Wednesday, 02/21/2018 9:32:18 AM

Wednesday, February 21, 2018 9:32:18 AM

Post# of 47133
Hi galtinvestor

I reported that I use leveraged index funds such as upro, tqqq, cure, and soxl for lots of AIM action


I pretty much stick to just leveraged ETF's myself nowadays, but I tend to use them simply to hold half as much in the 2x as I would in the 1x (or a third in 3x) i.e. much less aggressive than your choice of leverage utilisation.

One of the risks with investing is timing/valuations. Measure across a peak to trough period and the rewards can be dismal. Average in over 3 time-points (2 years) and you avoid the worst case. Combine that with cost averaging using AIM-HI (80/20 stock/cash) and the rewards will broadly tend to compare reasonably with average 100% buy and hold, but again avoid the worst case outcomes. Cost averaging in and cost averaging across time ... along with perhaps cost averaging out, and you're more inclined to partake of actual averages rather than enduring the misfortune of having invested across the worst possible peak to trough.

In that context, simply AIM the 1x on paper, and use the % stock and % cash figures from that to adjust your actual leveraged ETF positions.

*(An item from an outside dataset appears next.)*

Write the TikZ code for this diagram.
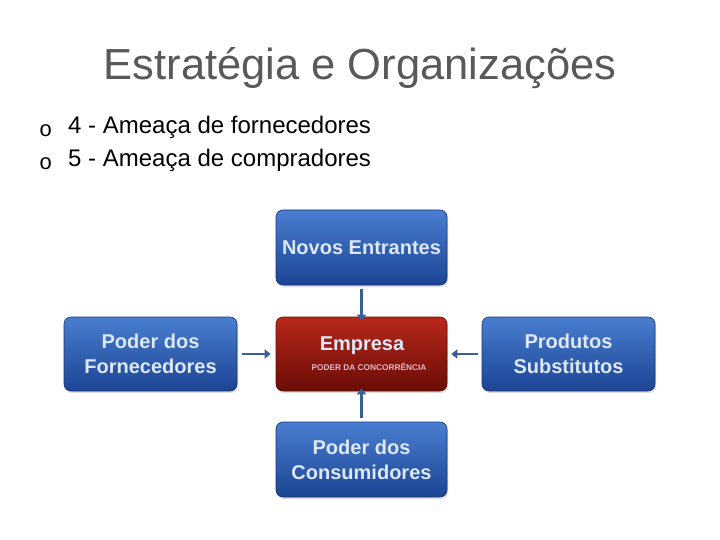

If for instance after a AIM trade the on-paper AIM is holding 84% stock, then adjust your actual leveraged ETF exposure so as to hold 42% 2x (or 28% 3x) 58% cash (72% cash if using 3x).

A side benefits of using leveraged ETF's is you can adjust positions (stock exposure) up or down (by revising how much you hold of 2x and 3x/1x or whatever),without actually having to call upon cash at that time (where that cash might be locked up in a term investment that had either no early redemption or penalties in the event of early redemption).